You may discuss problems with other students in the class. However, each student must write up his or her own solution to each problem independently. That is, while you may formulate the solutions to problems in collaboration with classmates, you must be able to articulate the solutions on your own.
1. Consider a relation with 4 attributes A, B, C, and D. Answer the following questions given the functional dependences A -> B, B -> C, AD -> C.
Part a What is the closure of the given set of functional dependencies? List only the dependencies in the closure whose right sides are single attributes and whose left sides have no subset that can determine the same right side. (For example, given we have A->B, do not list AC->B.)

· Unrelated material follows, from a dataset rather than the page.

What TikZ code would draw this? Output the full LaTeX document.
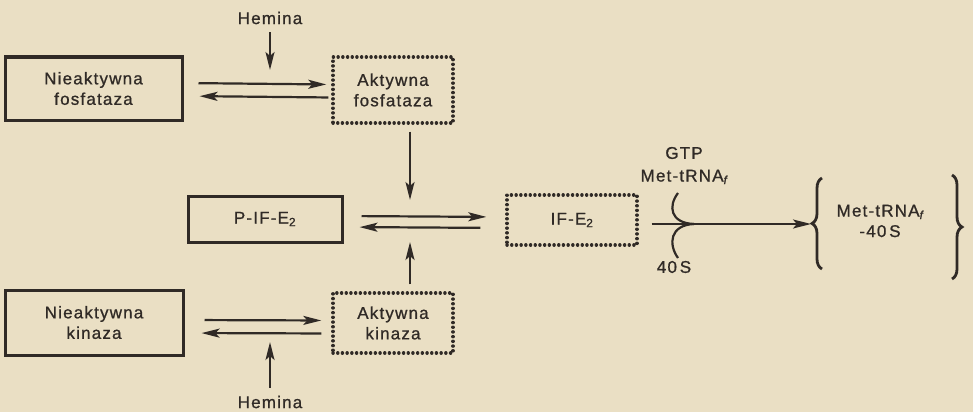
\documentclass[tikz,border=0pt]{standalone}
\usepackage{fontspec}
\setmainfont{Liberation Sans}[LetterSpace=7,FakeBold=0.9]
\usetikzlibrary{arrows.meta,decorations.pathreplacing}
\definecolor{paper}{RGB}{234,223,196}
\definecolor{ink}{RGB}{48,42,38}
\tikzset{
  solidbox/.style={draw=ink, line width=3pt, minimum width=#1, align=center, inner sep=0pt},
  dotbox/.style={draw=ink, line width=3.4pt, line cap=round, dash pattern=on 0.1pt off 4.6pt, align=center, inner sep=0pt},
  lbl/.style={text=ink, font=\fontsize{17}{20.5}\selectfont, align=center, inner sep=0pt},
  arr/.style={draw=ink, line width=2.2pt, -{Stealth[length=18pt,width=9pt,inset=4pt]}},
  brc/.style={draw=ink, line width=2.8pt, decorate, decoration={brace, amplitude=10pt}},
}
\begin{document}
\begin{tikzpicture}[x=1pt,y=-1pt]
\fill[paper] (0,0) rectangle (973,412);
\useasboundingbox (0,0) rectangle (973,412);
% boxes
\node[solidbox=177pt, minimum height=63pt, lbl] (nf) at (93.5,88.5) {Nieaktywna\\fosfataza};
\node[dotbox, minimum width=120pt, minimum height=66pt, lbl] (af) at (393,90) {Aktywna\\fosfataza};
\node[solidbox=154pt, minimum height=46pt, lbl] (pif) at (265,219) {P-IF-E\textsubscript{2}};
\node[dotbox, minimum width=130pt, minimum height=50pt, lbl] (ife) at (572,220) {IF-E\textsubscript{2}};
\node[solidbox=178pt, minimum height=65pt, lbl] (nk) at (94,322.5) {Nieaktywna\\kinaza};
\node[dotbox, minimum width=120pt, minimum height=60pt, lbl] (ak) at (393,323) {Aktywna\\kinaza};
% texts
\node[lbl] (h1) at (270,18) {Hemina};
\node[lbl] (h2) at (270,402) {Hemina};
\node[lbl] (gtp) at (684,153) {GTP};
\node[lbl] (met) at (684,177) {Met-tRNA\textsubscript{\itshape f}};
\node[lbl] (s40) at (674,267) {40\,S};
\node[lbl] (prod) at (880,221) {Met-tRNA\textsubscript{\itshape f}\\-40\,S};
% coordinates
\coordinate (h1e) at (270,70);
\coordinate (h2e) at (270,342);
\coordinate (v1e) at (410,200);
\coordinate (v2e) at (410,242);
\coordinate (arcT) at (678,193);
\coordinate (arcM) at (694,224);
\coordinate (arcB) at (678,258);
\coordinate (prodE) at (811,224);
% equilibrium arrows
\draw[arr, shorten <=15pt, shorten >=5pt] ([yshift=5.5pt]nf.east) -- ([yshift=5.5pt]af.west);
\draw[arr, shorten <=3pt, shorten >=16pt] ([yshift=-7.5pt]af.west) -- ([yshift=-7.5pt]nf.east);
\draw[arr, shorten <=18pt, shorten >=19pt] ([yshift=3pt]pif.east) -- ([yshift=3pt]ife.west);
\draw[arr, shorten <=25pt, shorten >=16pt] ([yshift=-8pt]ife.west) -- ([yshift=-8pt]pif.east);
\draw[arr, shorten <=20pt, shorten >=10pt] ([yshift=2.5pt]nk.east) -- ([yshift=2.5pt]ak.west);
\draw[arr, shorten <=10pt, shorten >=17pt] ([yshift=-10.5pt]ak.west) -- ([yshift=-10.5pt]nk.east);
% vertical arrows
\draw[arr, shorten <=8pt] (h1) -- (h1e);
\draw[arr, shorten <=8pt] (h2) -- (h2e);
\draw[arr, shorten <=7pt] ([xshift=17pt]af.south) -- (v1e);
\draw[arr, shorten <=7pt] ([xshift=17pt]ak.north) -- (v2e);
% main reaction arrow
\draw[arr, shorten <=13pt] (ife.east |- prodE) -- (prodE);
\draw[draw=ink, line width=2.2pt] (arcT) .. controls (668,206) and (670,223) .. (arcM);
\draw[draw=ink, line width=2.2pt] (arcB) .. controls (668,244) and (670,225) .. (arcM);
% braces
\draw[brc] (822,269) -- (822,178);
\draw[brc] (952,175) -- (952,279);
\end{tikzpicture}
\end{document}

Part b What are the candidate keys for the relation?
Part c What is the minimal cover for the given set of functional dependencies?
Part d Is the relation is BCNF? Justify your answer.
Part e Is the relation is 3NF? Justify your answer. Also, if the relation is not in 3NF, give a lossless-join, dependency-preserving decomposition into a collection of 3NF relations.
2. In Database Management Systems by Ramakrishnan and Gehrke, Chapter 18, exercise 18.4, pg. 539. For Part 2, add only commit or abort actions; add the fewest possible such actions to obtain a schedule achieving the desired property (if possible).
3. In Database Management Systems by Ramakrishnan and Gehrke, Chapter 19, exercise 19.4, pg. 567, Parts 1 and 2 (i.e. the first two concurrency control mechanisms enumerated) for both sequences (S1 and S2).